Boston Celtics forward Kevin Garnett (5) shoots during practice. (June...

Boston Celtics forward Kevin Garnett (5) shoots during practice. (June 12, 2010) Credit: AP

BOSTON - Kevin Garnett said Saturday that he had some misconceptions about Boston, thinking of it as a city with an underlying lack of racial tolerance before he was traded to the Celtics from the Timberwolves in 2007. Garnett initially hedged on agreeing to the trade, which required he sign a contract extension, because he wasn't comfortable with the idea of playing in Boston.

"To be honest with you, I think the perception of Boston is a lot different when you live here and I understand it now," Garnett said after yesterday's practice before Game 5 of the NBA Finals, Sunday night at the TD Garden. "I don't think it's a white-and-black thing. Winning does help everything, I will say that."

Despite a legacy that includes Bill Russell, one of the greatest African-American athletes in sports history, and Red Auerbach, who made Chuck Cooper the first African-American selected in an NBA draft, and black coaches from Russell to K.C. Jones to Doc Rivers, the Celtics have had a stigma of being a franchise only whites could root for. This is mostly a result of the Larry Bird Era, which is something that often annoyed Bird, himself.
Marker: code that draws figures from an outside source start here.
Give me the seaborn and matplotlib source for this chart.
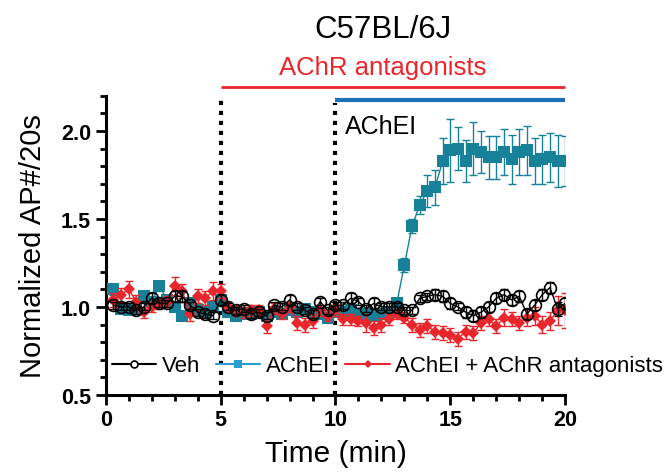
import numpy as np
import pandas as pd
import seaborn as sns
import matplotlib.pyplot as plt
from matplotlib.lines import Line2D
from matplotlib.ticker import MultipleLocator

# time points, one every 20 s
t = np.arange(1, 61) / 3.0

veh = [1.01, 1.00, 1.00, 0.98, 1.00, 1.05, 1.02, 1.02, 1.06, 1.06, 1.01, 0.97, 0.96, 0.95, 1.04,
       1.00, 0.98, 0.99, 0.96, 0.97, 0.95, 1.01, 1.00, 1.04, 1.00, 0.98, 0.96, 1.03, 0.98, 1.01,
       1.01, 1.05, 1.03, 0.99, 1.02, 1.00, 1.00, 1.00, 0.98, 0.98, 1.05, 1.06, 1.07, 1.06, 1.02,
       1.00, 0.97, 0.95, 0.97, 1.00, 1.05, 1.07, 1.04, 1.06, 0.96, 1.01, 1.07, 1.11, 0.99, 1.02]
veh_err = [0.02, 0.02, 0.02, 0.02, 0.02, 0.03, 0.02, 0.02, 0.03, 0.03, 0.02, 0.02, 0.02, 0.02, 0.03,
           0.02, 0.02, 0.02, 0.02, 0.02, 0.02, 0.02, 0.02, 0.03, 0.02, 0.02, 0.02, 0.02, 0.02, 0.02,
           0.02, 0.03, 0.02, 0.02, 0.03, 0.02, 0.02, 0.02, 0.02, 0.02, 0.02, 0.02, 0.03, 0.03, 0.03,
           0.02, 0.03, 0.03, 0.03, 0.03, 0.03, 0.03, 0.03, 0.03, 0.03, 0.03, 0.03, 0.03, 0.04, 0.03]

achei = [1.10, 0.99, 0.98, 0.99, 1.06, 1.03, 1.12, 1.04, 1.00, 0.95, 1.02, 0.98, 0.97, 1.00, 1.04,
         0.97, 0.95, 0.96, 0.96, 0.97, 0.95, 0.97, 0.96, 0.98, 0.97, 0.99, 0.97, 0.96, 0.94, 0.97,
         0.97, 0.98, 0.96, 0.96, 0.95, 0.96, 0.97, 1.02,
         1.24, 1.46, 1.58, 1.66, 1.68, 1.83, 1.89, 1.90, 1.83, 1.90, 1.88, 1.85, 1.85, 1.88, 1.84,
         1.88, 1.89, 1.83, 1.84, 1.85, 1.83, 1.83]
achei_err = [0.03, 0.02, 0.02, 0.02, 0.03, 0.02, 0.03, 0.02, 0.02, 0.02, 0.02, 0.02, 0.02, 0.02, 0.03,
             0.02, 0.02, 0.02, 0.02, 0.02, 0.02, 0.02, 0.02, 0.02, 0.02, 0.02, 0.02, 0.02, 0.02, 0.02,
             0.02, 0.02, 0.02, 0.02, 0.02, 0.02, 0.02, 0.03,
             0.04, 0.04, 0.05, 0.09, 0.10, 0.13, 0.18, 0.12, 0.12, 0.15, 0.12, 0.12, 0.12, 0.13, 0.14,
             0.13, 0.14, 0.13, 0.14, 0.14, 0.15, 0.14]

combo = [1.04, 1.07, 1.10, 1.03, 0.97, 1.00, 1.02, 1.03, 1.12, 1.09, 0.96, 1.06, 1.05, 1.09, 1.09,
         1.00, 0.98, 0.97, 0.98, 0.98, 0.89, 0.99, 0.96, 1.00, 0.91, 0.90, 0.92, 0.98, 0.95, 0.98,
         0.93, 0.93, 0.92, 0.91, 0.88, 0.90, 0.93, 0.96, 0.94, 0.90, 0.87, 0.89, 0.86, 0.85, 0.84,
         0.82, 0.86, 0.85, 0.91, 0.93, 0.89, 0.94, 0.93, 0.91, 0.94, 0.95, 0.90, 0.92, 0.98, 0.98]
combo_err = [0.04, 0.04, 0.05, 0.04, 0.03, 0.03, 0.03, 0.03, 0.05, 0.04, 0.04, 0.04, 0.04, 0.05, 0.04,
             0.03, 0.03, 0.03, 0.03, 0.03, 0.04, 0.03, 0.03, 0.03, 0.04, 0.04, 0.04, 0.03, 0.03, 0.03,
             0.03, 0.03, 0.03, 0.05, 0.04, 0.04, 0.03, 0.03, 0.03, 0.04, 0.04, 0.04, 0.04, 0.04, 0.04,
             0.04, 0.04, 0.04, 0.04, 0.04, 0.04, 0.05, 0.04, 0.04, 0.05, 0.05, 0.05, 0.05, 0.08, 0.10]

df = pd.DataFrame({'t': t, 'veh': veh, 'achei': achei, 'combo': combo})

teal = '#17819a'
red = '#e8262b'
blue = '#1b72b8'

sns.set_style('ticks')
plt.rcParams['font.family'] = ['Liberation Sans', 'DejaVu Sans']
for k in ['text.color', 'axes.labelcolor', 'xtick.color', 'ytick.color', 'axes.edgecolor']:
    plt.rcParams[k] = 'black'

fig = plt.figure(figsize=(6.65, 4.77), dpi=100)
ax = fig.add_axes([0.159, 0.17, 0.691, 0.627])

# AChEI
ax.errorbar(t, achei, yerr=achei_err, fmt='none', ecolor=teal, elinewidth=1, capsize=3, capthick=1, zorder=2)
sns.lineplot(data=df, x='t', y='achei', ax=ax, color=teal, linewidth=1, marker='s', markersize=8.5,
             markeredgewidth=0, zorder=3)
# AChEI + AChR antagonists
ax.errorbar(t, combo, yerr=combo_err, fmt='none', ecolor=red, elinewidth=1, capsize=3, capthick=1, zorder=4)
sns.lineplot(data=df, x='t', y='combo', ax=ax, color=red, linewidth=1, marker='D', markersize=6.5,
             markeredgewidth=0, zorder=5)
# Veh
ax.errorbar(t, veh, yerr=veh_err, fmt='none', ecolor='black', elinewidth=1, capsize=3, capthick=1, zorder=6)
sns.lineplot(data=df, x='t', y='veh', ax=ax, color='black', linewidth=1, marker='o', markersize=8.5,
             markerfacecolor='none', markeredgecolor='black', markeredgewidth=1.2, zorder=7)

ax.set_xlim(0, 20)
ax.set_ylim(0.5, 2.2)
ax.xaxis.set_major_locator(MultipleLocator(5))
ax.xaxis.set_minor_locator(MultipleLocator(1))
ax.yaxis.set_major_locator(MultipleLocator(0.5))
ax.yaxis.set_minor_locator(MultipleLocator(0.1))
ax.tick_params(which='major', length=7, width=2, labelsize=15.5, direction='out', color='black',
               labelcolor='black')
ax.tick_params(which='minor', length=4, width=2, direction='out', color='black')
for lab in ax.get_xticklabels() + ax.get_yticklabels():
    lab.set_fontweight('bold')
sns.despine(ax=ax)
for s in ['left', 'bottom']:
    ax.spines[s].set_linewidth(2.2)
    ax.spines[s].set_color('black')

ax.set_xlabel('Time (min)', fontsize=21.5, labelpad=6, color='black')
ax.set_ylabel('Normalized AP#/20s', fontsize=21, labelpad=10, color='black')

# treatment onsets
ax.axvline(5, ymin=0, ymax=1.0, color='black', linewidth=3, linestyle=(0, (1, 1.4)), zorder=1)
ax.axvline(10, ymin=0, ymax=0.975, color='black', linewidth=3, linestyle=(0, (1, 1.4)), zorder=1)

# treatment bars
ax.plot([5, 20], [2.251, 2.251], color=red, linewidth=2, clip_on=False, solid_capstyle='butt')
ax.plot([10, 20], [2.177, 2.177], color=blue, linewidth=3, clip_on=False, solid_capstyle='butt')
ax.text(10.4, 2.03, 'AChEI', fontsize=18, va='center', ha='left', color='black')
fig.text(0.576, 0.857, 'AChR antagonists', fontsize=18.5, color=red, ha='center', va='center')
fig.text(0.576, 0.937, 'C57BL/6J', fontsize=22.5, ha='center', va='center', color='black')

handles = [
    Line2D([], [], color='black', linewidth=1.5, marker='o', markersize=5,
           markerfacecolor='white', markeredgecolor='black', markeredgewidth=1.2),
    Line2D([], [], color='#2a9fcf', linewidth=1.5, marker='s', markersize=6, markeredgewidth=0),
    Line2D([], [], color=red, linewidth=1.5, marker='D', markersize=4.5, markeredgewidth=0),
]
ax.legend(handles, ['Veh', 'AChEI', 'AChEI + AChR antagonists'], loc='center left',
          bbox_to_anchor=(0.013, 0.097), ncol=3, frameon=False, fontsize=16,
          handlelength=2.0, handletextpad=0.25, columnspacing=0.7, borderaxespad=0,
          borderpad=0, labelcolor='black')

fig.savefig('out.png', dpi=100)
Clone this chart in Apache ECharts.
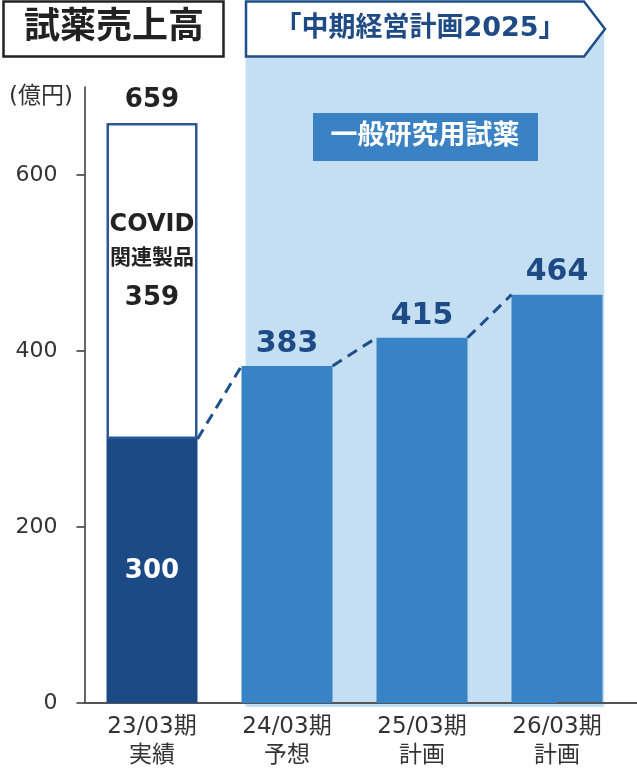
<!DOCTYPE html>
<html>
<head>
<meta charset="utf-8">
<script src="https://cdn.jsdelivr.net/npm/echarts@6/dist/echarts.min.js"></script>
<style>
  html, body { margin: 0; padding: 0; background: #fff; }
  #chart { width: 637px; height: 771px; }
</style>
</head>
<body>
<div id="chart"></div>
<script>
// Reagent sales (100 million yen) by fiscal period
const categories = ['23/03期\n実績', '24/03期\n予想', '25/03期\n計画', '26/03期\n計画'];
const generalReagents = [300, 383, 415, 464];   // 一般研究用試薬
const covidProducts = [359, null, null, null];  // COVID関連製品
const totalSales = [659, null, null, null];     // 合計
const yTicks = [0, 200, 400, 600];
const yMax = 700;

const FONT = '"DejaVu Sans", "Noto Sans CJK JP", sans-serif';
const NAVY = '#1c4a85';
const BLUE = '#3783c5';
const LABEL_BLUE = '#1e4a85';
const BAR_W = 91;

const chart = echarts.init(document.getElementById('chart'), null, { renderer: 'canvas' });

// Per-item styling for the general reagent bars: first one is actual (dark), rest are plan (blue)
const reagentData = generalReagents.map((v, i) => ({
  value: v,
  itemStyle: { color: i === 0 ? NAVY : BLUE },
  label: i === 0
    ? { show: true, position: 'inside', color: '#fff', fontSize: 26, fontWeight: 'bold', fontFamily: FONT }
    : { show: true, position: 'top', distance: 7, color: LABEL_BLUE, fontSize: 30, fontWeight: 'bold', fontFamily: FONT }
}));

// Dashed connectors between consecutive bar tops
const connectorData = generalReagents.slice(0, -1).map((v, i) => [i, v, generalReagents[i + 1]]);

chart.setOption({
  animation: false,
  grid: { left: 84.5, right: 12.5, top: 87, bottom: 68 },
  xAxis: {
    type: 'category',
    data: categories,
    axisLine: { lineStyle: { color: '#555', width: 2 } },
    axisTick: { show: false },
    axisLabel: { fontSize: 23, lineHeight: 29, color: '#333', margin: 10, fontFamily: FONT }
  },
  yAxis: {
    type: 'value',
    min: 0,
    max: yMax,
    splitLine: { show: false },
    axisLine: { show: true, lineStyle: { color: '#333', width: 1.5 } },
    axisTick: { show: true, length: 8, customValues: yTicks, lineStyle: { color: '#333', width: 1.5 } },
    axisLabel: { customValues: yTicks, fontSize: 22, color: '#333', margin: 27, fontFamily: FONT }
  },
  series: [
    {
      name: '一般研究用試薬',
      type: 'bar',
      stack: 'sales',
      barWidth: BAR_W,
      data: reagentData,
      z: 3
    },
    {
      name: 'COVID関連製品',
      type: 'bar',
      stack: 'sales',
      barWidth: BAR_W,
      data: covidProducts,
      itemStyle: { color: '#fff', borderColor: '#2a5896', borderWidth: 2.5 },
      label: {
        show: true,
        position: 'inside',
        offset: [0, -17],
        fontFamily: FONT,
        color: '#222',
        formatter: p => '{a|COVID}\n{b|関連製品}\n{c|' + p.value + '}',
        rich: {
          a: { fontSize: 24, fontWeight: 'bold', color: '#222', lineHeight: 34, fontFamily: FONT },
          b: { fontSize: 21, fontWeight: 'bold', color: '#222', lineHeight: 34, fontFamily: FONT },
          c: { fontSize: 26, fontWeight: 'bold', color: '#222', lineHeight: 44, fontFamily: FONT }
        }
      },
      z: 3
    },
    {
      name: '合計',
      type: 'scatter',
      data: totalSales,
      symbolSize: 1,
      itemStyle: { color: 'rgba(0,0,0,0)', opacity: 1 },
      label: {
        show: true,
        position: 'top',
        distance: 9,
        formatter: p => String(p.value),
        fontSize: 26,
        fontWeight: 'bold',
        color: '#222',
        opacity: 1,
        fontFamily: FONT
      },
      z: 4
    },
    {
      name: 'connector',
      type: 'custom',
      data: connectorData,
      z: 4,
      renderItem: (params, api) => {
        const i = api.value(0);
        const a = api.coord([i, api.value(1)]);
        const b = api.coord([i + 1, api.value(2)]);
        const half = BAR_W / 2;
        return {
          type: 'line',
          shape: { x1: a[0] + half, y1: a[1], x2: b[0] - half, y2: b[1] },
          style: { stroke: '#1f4e8c', lineWidth: 3, lineDash: [11, 7] }
        };
      }
    }
  ]
});

// Decorations positioned relative to the plot
const p1 = chart.convertToPixel({ xAxisIndex: 0, yAxisIndex: 0 }, [1, 0]);
const p3 = chart.convertToPixel({ xAxisIndex: 0, yAxisIndex: 0 }, [3, 0]);
const band = (p3[0] - p1[0]) / 2;
const bgLeft = p1[0] - band * 0.307;
const bgRight = p3[0] + band * 0.35;

chart.setOption({
  graphic: [
    {
      type: 'rect', z: -10, silent: true,
      shape: { x: bgLeft, y: 29, width: bgRight - bgLeft, height: p1[1] + 4 - 29 },
      style: { fill: '#c5dff2' }
    },
    {
      type: 'line', z: 10, silent: true,
      shape: { x1: p3[0], y1: p1[1], x2: 637, y2: p1[1] },
      style: { stroke: '#555', lineWidth: 2 }
    },
    {
      type: 'polygon', z: 10, silent: true,
      shape: { points: [[246, 1.5], [584, 1.5], [605, 29], [584, 56.5], [246, 56.5]] },
      style: { fill: '#fff', stroke: '#1f4e8c', lineWidth: 2.5 }
    },
    {
      type: 'text', z: 11, silent: true,
      x: 420, y: 29,
      style: {
        text: '「中期経営計画2025」', fill: '#1e4a85',
        font: 'bold 27px ' + FONT, align: 'center', verticalAlign: 'middle'
      }
    },
    {
      type: 'rect', z: 10, silent: true,
      shape: { x: 3.5, y: 1.5, width: 220, height: 55 },
      style: { fill: '#fff', stroke: '#222', lineWidth: 2.5 }
    },
    {
      type: 'text', z: 11, silent: true,
      x: 114, y: 29,
      style: {
        text: '試薬売上高', fill: '#222',
        font: 'bold 36px ' + FONT, align: 'center', verticalAlign: 'middle'
      }
    },
    {
      type: 'rect', z: 10, silent: true,
      shape: { x: 313, y: 113, width: 225, height: 48 },
      style: { fill: '#3a82c4' }
    },
    {
      type: 'text', z: 11, silent: true,
      x: 425, y: 137,
      style: {
        text: '一般研究用試薬', fill: '#fff',
        font: 'bold 27px ' + FONT, align: 'center', verticalAlign: 'middle'
      }
    },
    {
      type: 'text', z: 11, silent: true,
      x: 41, y: 97,
      style: {
        text: '(億円)', fill: '#333',
        font: '23px ' + FONT, align: 'center', verticalAlign: 'middle'
      }
    }
  ]
});
</script>
</body>
</html>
Garnett was born and raised in South Carolina and, before the Celtics, played his entire pro career, which began at the age of 19, in Minnesota. His experiences with most NBA cities were as a visitor and, often, the enemy. And as any New Yorker knows, Boston can be a tough place when you're the enemy. Garnett said he had to realize that the aggression he faced from intense Bostonians was "nothing personal, it's nothing deliberate . . . I think a couple of cities, they would say it's kind of deliberate, but for the most of it, it's not. It's just you're an outsider and you're not on the inside of the bowl. That's what it is.

"Once you're on the inside, you belong here and you're embraced from the minute you get here," Garnett continued. "If you're a student of the game and you understand the [importance] of the tradition here, all of that comes into play with the responsibility of putting the green on. It's not a white or black thing here."